═══ DATA SHOWN
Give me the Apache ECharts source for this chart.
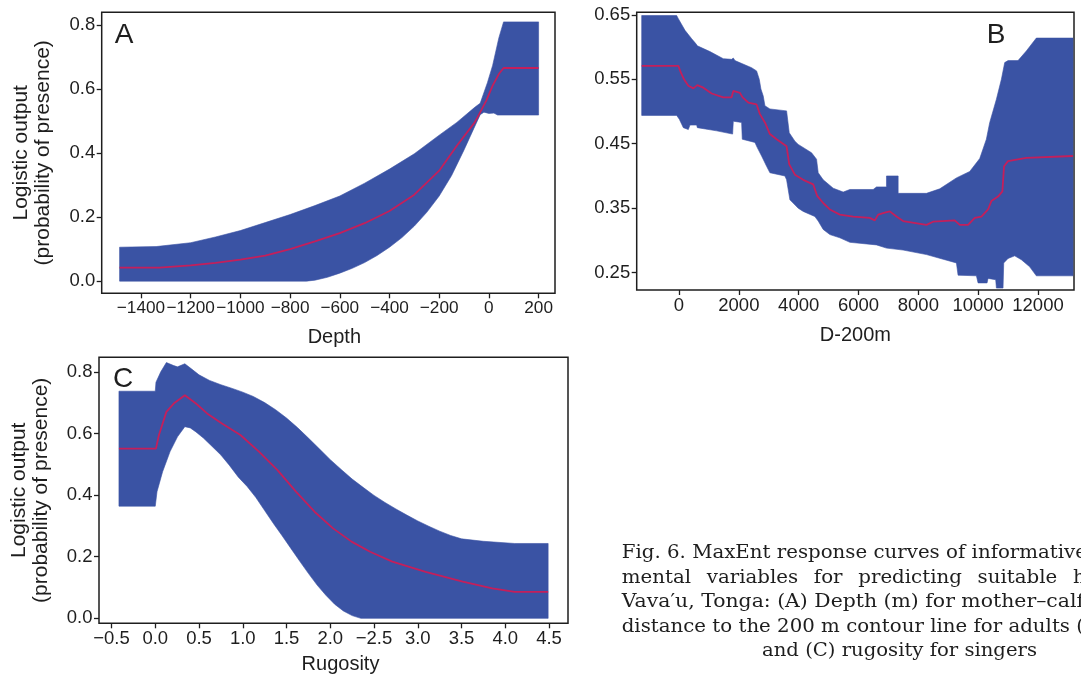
<!DOCTYPE html>
<html><head><meta charset="utf-8">
<script src="https://cdn.jsdelivr.net/npm/echarts@6/dist/echarts.min.js"></script>
<style>html,body{margin:0;padding:0;background:#fff}#c{width:1081px;height:678px}</style>
</head><body><div id="c"></div>
<script>
// ---------- Panel A : Depth ----------
const aXTicks = [-1400, -1200, -1000, -800, -600, -400, -200, 0, 200];
const aYTicks = [0, 0.2, 0.4, 0.6, 0.8];
const aUpper = [[-1486,0.106],[-1339,0.108],[-1200,0.12],[-1100,0.138],[-1000,0.158],[-900,0.183],[-800,0.208],[-700,0.236],[-600,0.266],[-500,0.306],[-400,0.35],[-300,0.398],[-200,0.456],[-129,0.496],[-57,0.543],[-35,0.556],[-6,0.62],[15,0.674],[40,0.76],[59,0.81],[200,0.81]];
const aLower = [[-1486,0],[-734,0],[-700,0.003],[-650,0.012],[-600,0.025],[-550,0.04],[-500,0.058],[-450,0.08],[-400,0.106],[-350,0.136],[-300,0.172],[-250,0.215],[-200,0.266],[-150,0.33],[-100,0.41],[-60,0.478],[-35,0.52],[-20,0.528],[0,0.524],[20,0.525],[35,0.519],[200,0.519]];
const aMean  = [[-1486,0.042],[-1325,0.042],[-1200,0.049],[-1100,0.057],[-1000,0.067],[-900,0.08],[-800,0.1],[-700,0.124],[-600,0.15],[-500,0.181],[-400,0.219],[-300,0.27],[-200,0.345],[-129,0.423],[-57,0.496],[-30,0.535],[-10,0.565],[15,0.611],[40,0.647],[59,0.666],[200,0.666]];

// ---------- Panel B : D-200m ----------
const bXTicks = [0, 2000, 4000, 6000, 8000, 10000, 12000];
const bYTicks = [0.25, 0.35, 0.45, 0.55, 0.65];
const bUpper = [[-1247,0.649],[-78,0.649],[-22,0.644],[200,0.626],[423,0.613],[568,0.605],[612,0.602],[1035,0.593],[1480,0.582],[1759,0.581],[1815,0.583],[1870,0.579],[2427,0.568],[2594,0.563],[2683,0.55],[2738,0.535],[2816,0.524],[2872,0.509],[3039,0.504],[3596,0.501],[3685,0.467],[3874,0.454],[3985,0.449],[4430,0.436],[4597,0.426],[4653,0.405],[4820,0.394],[5154,0.381],[5488,0.375],[5711,0.379],[6490,0.379],[6601,0.383],[6935,0.383],[6935,0.4],[7325,0.4],[7325,0.373],[8271,0.373],[8716,0.38],[9273,0.397],[9718,0.407],[10052,0.427],[10274,0.457],[10386,0.483],[10609,0.519],[10776,0.55],[10887,0.576],[10999,0.579],[11332,0.579],[11610,0.594],[11944,0.614],[13169,0.614]];
const bLower = [[-1247,0.494],[-78,0.494],[11,0.488],[145,0.475],[312,0.472],[367,0.479],[590,0.479],[612,0.475],[1258,0.47],[1792,0.465],[1815,0.485],[2093,0.483],[2115,0.457],[2538,0.452],[2616,0.444],[2761,0.431],[2928,0.415],[3039,0.405],[3540,0.4],[3596,0.394],[3707,0.363],[3985,0.35],[4152,0.345],[4542,0.337],[4653,0.33],[4820,0.317],[5043,0.309],[5376,0.304],[5711,0.297],[6601,0.293],[6935,0.288],[7491,0.285],[8271,0.278],[9273,0.265],[9328,0.246],[9941,0.245],[9996,0.234],[10297,0.234],[10330,0.241],[10586,0.239],[10609,0.226],[10831,0.226],[10854,0.265],[10999,0.272],[11221,0.276],[11444,0.27],[11722,0.259],[11944,0.245],[13169,0.245]];
const bMean  = [[-1247,0.571],[-22,0.571],[56,0.561],[167,0.55],[312,0.54],[479,0.536],[612,0.541],[813,0.537],[1091,0.528],[1480,0.522],[1759,0.522],[1815,0.532],[2037,0.529],[2126,0.522],[2315,0.514],[2594,0.511],[2705,0.496],[2872,0.483],[3039,0.465],[3262,0.457],[3596,0.446],[3685,0.418],[3874,0.402],[4152,0.394],[4486,0.387],[4620,0.369],[4820,0.358],[5043,0.348],[5376,0.34],[5822,0.337],[6379,0.335],[6546,0.331],[6657,0.34],[6879,0.343],[7046,0.345],[7269,0.337],[7491,0.33],[8271,0.324],[8493,0.329],[9217,0.331],[9384,0.324],[9662,0.324],[9885,0.335],[10108,0.337],[10330,0.348],[10441,0.361],[10664,0.368],[10809,0.376],[10865,0.415],[10999,0.423],[11610,0.428],[13169,0.431]];

// ---------- Panel C : Rugosity ----------
const cXTicks = [-0.5, 0, 0.5, 1, 1.5, 2, 2.5, 3, 3.5, 4, 4.5];
const cXTickLabels = ['\u22120.5','0.0','0.5','1.0','1.5','2.0','\u22122.5','3.0','3.5','4.0','4.5'];
const cYTicks = [0, 0.2, 0.4, 0.6, 0.8];
const cUpper = [[-0.415,0.737],[0.0,0.737],[0.008,0.766],[0.063,0.8],[0.127,0.83],[0.211,0.82],[0.254,0.816],[0.338,0.826],[0.42,0.808],[0.5,0.79],[0.62,0.772],[0.75,0.758],[0.88,0.746],[1.0,0.734],[1.12,0.72],[1.25,0.7],[1.375,0.677],[1.5,0.65],[1.625,0.619],[1.75,0.585],[1.875,0.55],[2.0,0.515],[2.125,0.483],[2.25,0.452],[2.375,0.425],[2.5,0.399],[2.625,0.376],[2.75,0.355],[2.875,0.335],[3.0,0.316],[3.125,0.299],[3.25,0.283],[3.375,0.269],[3.5,0.258],[3.75,0.25],[4.107,0.243],[4.49,0.243]];
const cLower = [[-0.415,0.364],[0.0,0.364],[0.02,0.411],[0.084,0.476],[0.169,0.541],[0.254,0.589],[0.338,0.622],[0.4,0.618],[0.465,0.605],[0.55,0.585],[0.635,0.562],[0.75,0.53],[0.846,0.497],[0.95,0.458],[1.05,0.428],[1.15,0.392],[1.25,0.35],[1.35,0.308],[1.45,0.268],[1.55,0.227],[1.65,0.186],[1.75,0.146],[1.85,0.108],[1.95,0.075],[2.05,0.046],[2.15,0.024],[2.25,0.009],[2.35,0],[4.49,0]];
const cMean  = [[-0.415,0.551],[0.008,0.551],[0.042,0.595],[0.127,0.67],[0.211,0.697],[0.338,0.724],[0.465,0.697],[0.592,0.665],[0.762,0.632],[0.973,0.595],[1.185,0.541],[1.397,0.481],[1.608,0.411],[1.82,0.346],[2.032,0.292],[2.243,0.249],[2.455,0.216],[2.709,0.184],[3.09,0.151],[3.514,0.119],[3.852,0.097],[4.107,0.086],[4.49,0.086]];

const yTitle = 'Logistic output\n(probability of presence)';
const captionLines = [
  'Fig. 6. MaxEnt response curves of informative',
  ['mental','variables','for','predicting','suitable','h'],
  'Vava\u2032u, Tonga: (A) Depth (m) for mother\u2013calf',
  'distance to the 200 m contour line for adults (',
  'and (C) rugosity for singers'
];

// ---------- styling ----------
const FONT = '"Liberation Sans", Arial, sans-serif';
const INK = '#1e1e1e';
const BAND = '#3a53a4';
const MEAN = '#c41f5b';
const FS = 18.5;      // tick labels
const FT = 20;        // axis titles
const minus = v => String(v).replace('-', '\u2212');

const grids = [
  {left:101.7, top:12.3, width:453.3, height:281},
  {left:636.7, top:12.3, width:437.3, height:277.7},
  {left:99,    top:357.3, width:469,  height:266}
].map(g => Object.assign({show:true, borderColor:INK, borderWidth:1.5, backgroundColor:'transparent'}, g));

function xAx(i, min, max, ticks, fmt, name, gap, shift, fs){
  return {gridIndex:i, type:'value', min, max, name, nameLocation:'middle', nameGap:gap,
    nameTextStyle:{fontFamily:FONT, fontSize:FT, color:INK, padding:[0, 0, 0, shift]},
    axisLine:{show:false, onZero:false}, splitLine:{show:false},
    axisTick:{show:true, inside:false, length:5, customValues:ticks, lineStyle:{color:INK, width:1.3}},
    axisLabel:{customValues:ticks, formatter:fmt, margin:6.5, showMinLabel:true, showMaxLabel:true, hideOverlap:false,
      fontFamily:FONT, fontSize:fs, color:INK}};
}
function yAx(i, min, max, ticks, fmt, name){
  return {gridIndex:i, type:'value', min, max, name, nameLocation:'middle', nameGap:47,
    nameTextStyle:{fontFamily:FONT, fontSize:21, color:INK, lineHeight:22},
    axisLine:{show:false, onZero:false}, splitLine:{show:false},
    axisTick:{show:true, inside:false, length:5, customValues:ticks, lineStyle:{color:INK, width:1.3}},
    axisLabel:{customValues:ticks, formatter:fmt, margin:6.5, showMinLabel:true, showMaxLabel:true, hideOverlap:false,
      fontFamily:FONT, fontSize:FS, color:INK}};
}
function band(i, upper, lower){
  return {type:'custom', xAxisIndex:i, yAxisIndex:i, silent:true, z:2,
    data:[[upper[0][0], upper[0][1]]], encode:{x:0, y:1},
    renderItem:(params, api) => {
      const pts = upper.map(p => api.coord(p)).concat(lower.slice().reverse().map(p => api.coord(p)));
      return {type:'polygon', shape:{points:pts}, style:{fill:BAND, stroke:BAND, lineWidth:0.6}};
    }};
}
function meanLine(i, data){
  return {type:'line', xAxisIndex:i, yAxisIndex:i, data, showSymbol:false, symbol:'none', silent:true, z:3,
    lineStyle:{color:MEAN, width:1.8}};
}

// ---------- caption (justified text, stretched to the printed width) ----------
const capFont = '18px "DejaVu Serif", serif';
const mctx = document.createElement('canvas').getContext('2d');
mctx.font = capFont;
const tw = s => mctx.measureText(s).width;
const capY = [553, 578, 602.5, 627, 651.5];
const capLeft = 621.7;
const lineTargets = [[0, capLeft, 1087], [2, capLeft, 1084], [3, capLeft, 1084], [4, 762, 1037]];
const graphics = [
  {type:'text', x:124, y:35, style:{text:'A', font:'28px ' + FONT, fill:INK, align:'center', verticalAlign:'middle'}},
  {type:'text', x:996, y:35, style:{text:'B', font:'28px ' + FONT, fill:INK, align:'center', verticalAlign:'middle'}},
  {type:'text', x:123, y:379, style:{text:'C', font:'28px ' + FONT, fill:INK, align:'center', verticalAlign:'middle'}}
];
lineTargets.forEach(([k, x0, x1]) => {
  const s = captionLines[k];
  graphics.push({type:'text', x:x0, y:capY[k], scaleX:(x1 - x0) / tw(s), originX:0,
    style:{text:s, font:capFont, fill:INK, verticalAlign:'middle'}});
});
// line 2: justified words, last visible word starts near the right edge
(function(){
  const words = captionLines[1], sx = 1.1;
  const widths = words.map(w => tw(w) * sx);
  const lastX = 1073;
  const used = widths.slice(0, -1).reduce((a, b) => a + b, 0);
  const gap = (lastX - capLeft - used) / (words.length - 1);
  let x = capLeft;
  words.forEach((w, k) => {
    graphics.push({type:'text', x, y:capY[1], scaleX:sx, style:{text:w, font:capFont, fill:INK, verticalAlign:'middle'}});
    x += widths[k] + gap;
  });
})();

const chart = echarts.init(document.getElementById('c'), null, {renderer:'canvas'});
chart.setOption({
  animation:false,
  backgroundColor:'#ffffff',
  grid:grids,
  xAxis:[
    xAx(0, -1558, 266, aXTicks, v => minus(v), 'Depth', 34, 12, 17.2),
    xAx(1, -1414, 13203, bXTicks, v => String(v), 'D-200m', 35, 0, FS),
    xAx(2, -0.643, 4.717, cXTicks, v => cXTickLabels[cXTicks.indexOf(v)] ?? v.toFixed(1), 'Rugosity', 31, 14, FS)
  ],
  yAxis:[
    yAx(0, -0.038, 0.84, aYTicks, v => v.toFixed(1), yTitle),
    yAx(1, 0.223, 0.654, bYTicks, v => v.toFixed(2), ''),
    yAx(2, -0.016, 0.847, cYTicks, v => v.toFixed(1), yTitle)
  ],
  series:[
    band(0, aUpper, aLower), meanLine(0, aMean),
    band(1, bUpper, bLower), meanLine(1, bMean),
    band(2, cUpper, cLower), meanLine(2, cMean)
  ],
  graphic:graphics
});
</script></body></html>
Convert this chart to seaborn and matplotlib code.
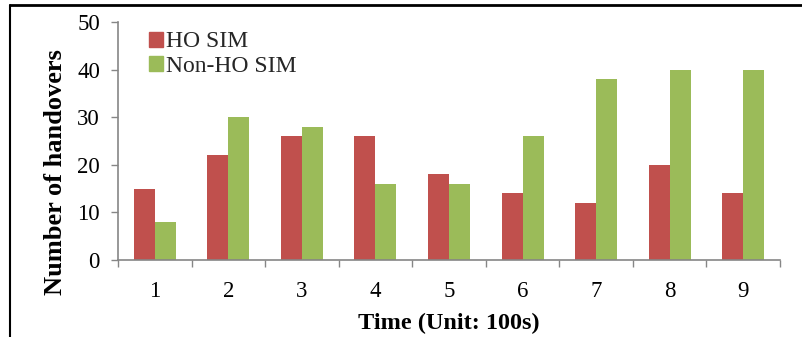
import matplotlib
matplotlib.use("Agg")
import matplotlib.pyplot as plt
import seaborn as sns
import pandas as pd
import numpy as np
from matplotlib.lines import Line2D

categories = ["1", "2", "3", "4", "5", "6", "7", "8", "9"]
ho_sim = [15, 22, 26, 26, 18, 14, 12, 20, 14]
non_ho_sim = [8, 30, 28, 16, 16, 26, 38, 40, 40]
series_names = ["HO SIM", "Non-HO SIM"]
colors = ["#C0504D", "#9BBB59"]

df = pd.DataFrame({
    "Time": categories * 2,
    "Value": ho_sim + non_ho_sim,
    "Series": [series_names[0]] * len(categories) + [series_names[1]] * len(categories),
})

sns.set_theme(style="white")
plt.rcParams["font.family"] = ["Liberation Serif", "DejaVu Serif"]

fig = plt.figure(figsize=(8.03, 3.37), dpi=100)
ax = fig.add_axes([118 / 803, 1 - 260 / 337, 662 / 803, 238 / 337])

sns.barplot(data=df, x="Time", y="Value", hue="Series", palette=colors,
            width=0.57, ax=ax, saturation=1, gap=0, legend=True, linewidth=0)

ax.set_ylim(0, 50)
ax.set_xlim(-0.5, len(categories) - 0.5)
ax.set_yticks(np.arange(0, 51, 10))
ax.tick_params(axis="y", labelsize=16.5, length=5, width=1, color="#868686",
               direction="out", left=True, pad=8, labelcolor="black")
ax.set_xticks(np.arange(-0.5, len(categories), 1.0), minor=True)
ax.tick_params(axis="x", which="major", length=0, labelsize=16.5, pad=15, labelcolor="black")
ax.tick_params(axis="x", which="minor", length=5, width=1, color="#868686",
               direction="out", bottom=True)

for s in ["top", "right"]:
    ax.spines[s].set_visible(False)
for s in ["left", "bottom"]:
    ax.spines[s].set_color("#868686")
    ax.spines[s].set_linewidth(1.2)

ax.set_xlabel("Time (Unit: 100s)", fontsize=17.5, fontweight="bold", labelpad=8, color="black")
ax.set_ylabel("Number of handovers", fontsize=19, fontweight="bold", color="black")
ax.yaxis.set_label_coords(-0.077, 0.37)

handles = [plt.Rectangle((0, 0), 1, 1, color=c) for c in colors]
ax.legend(handles, series_names, loc="upper left", bbox_to_anchor=(0.025, 1.02),
          frameon=False, fontsize=17, handlelength=0.6, handleheight=0.6,
          handletextpad=0.15, labelspacing=0.15, borderaxespad=0.2)

# figure border (top and left lines)
fig.add_artist(Line2D([10 / 803, 1.0], [1 - 5 / 337, 1 - 5 / 337], color="black",
                      linewidth=2.0, transform=fig.transFigure))
fig.add_artist(Line2D([10 / 803, 10 / 803], [0, 1 - 5 / 337], color="black",
                      linewidth=1.5, transform=fig.transFigure))

fig.savefig("out.png", dpi=100)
══════
YOUR TASK
Your task is to transcribe exactly the lines starting at the line that contains "Convert this chart" and ending at the line that contains "ax.spines[s].set_linewidth(1.2)", both included. Leave out the pictures.

TASK RESULT
Convert this chart to seaborn and matplotlib code.
import matplotlib
matplotlib.use("Agg")
import matplotlib.pyplot as plt
import seaborn as sns
import pandas as pd
import numpy as np
from matplotlib.lines import Line2D

categories = ["1", "2", "3", "4", "5", "6", "7", "8", "9"]
ho_sim = [15, 22, 26, 26, 18, 14, 12, 20, 14]
non_ho_sim = [8, 30, 28, 16, 16, 26, 38, 40, 40]
series_names = ["HO SIM", "Non-HO SIM"]
colors = ["#C0504D", "#9BBB59"]

df = pd.DataFrame({
    "Time": categories * 2,
    "Value": ho_sim + non_ho_sim,
    "Series": [series_names[0]] * len(categories) + [series_names[1]] * len(categories),
})

sns.set_theme(style="white")
plt.rcParams["font.family"] = ["Liberation Serif", "DejaVu Serif"]

fig = plt.figure(figsize=(8.03, 3.37), dpi=100)
ax = fig.add_axes([118 / 803, 1 - 260 / 337, 662 / 803, 238 / 337])

sns.barplot(data=df, x="Time", y="Value", hue="Series", palette=colors,
            width=0.57, ax=ax, saturation=1, gap=0, legend=True, linewidth=0)

ax.set_ylim(0, 50)
ax.set_xlim(-0.5, len(categories) - 0.5)
ax.set_yticks(np.arange(0, 51, 10))
ax.tick_params(axis="y", labelsize=16.5, length=5, width=1, color="#868686",
               direction="out", left=True, pad=8, labelcolor="black")
ax.set_xticks(np.arange(-0.5, len(categories), 1.0), minor=True)
ax.tick_params(axis="x", which="major", length=0, labelsize=16.5, pad=15, labelcolor="black")
ax.tick_params(axis="x", which="minor", length=5, width=1, color="#868686",
               direction="out", bottom=True)

for s in ["top", "right"]:
    ax.spines[s].set_visible(False)
for s in ["left", "bottom"]:
    ax.spines[s].set_color("#868686")
    ax.spines[s].set_linewidth(1.2)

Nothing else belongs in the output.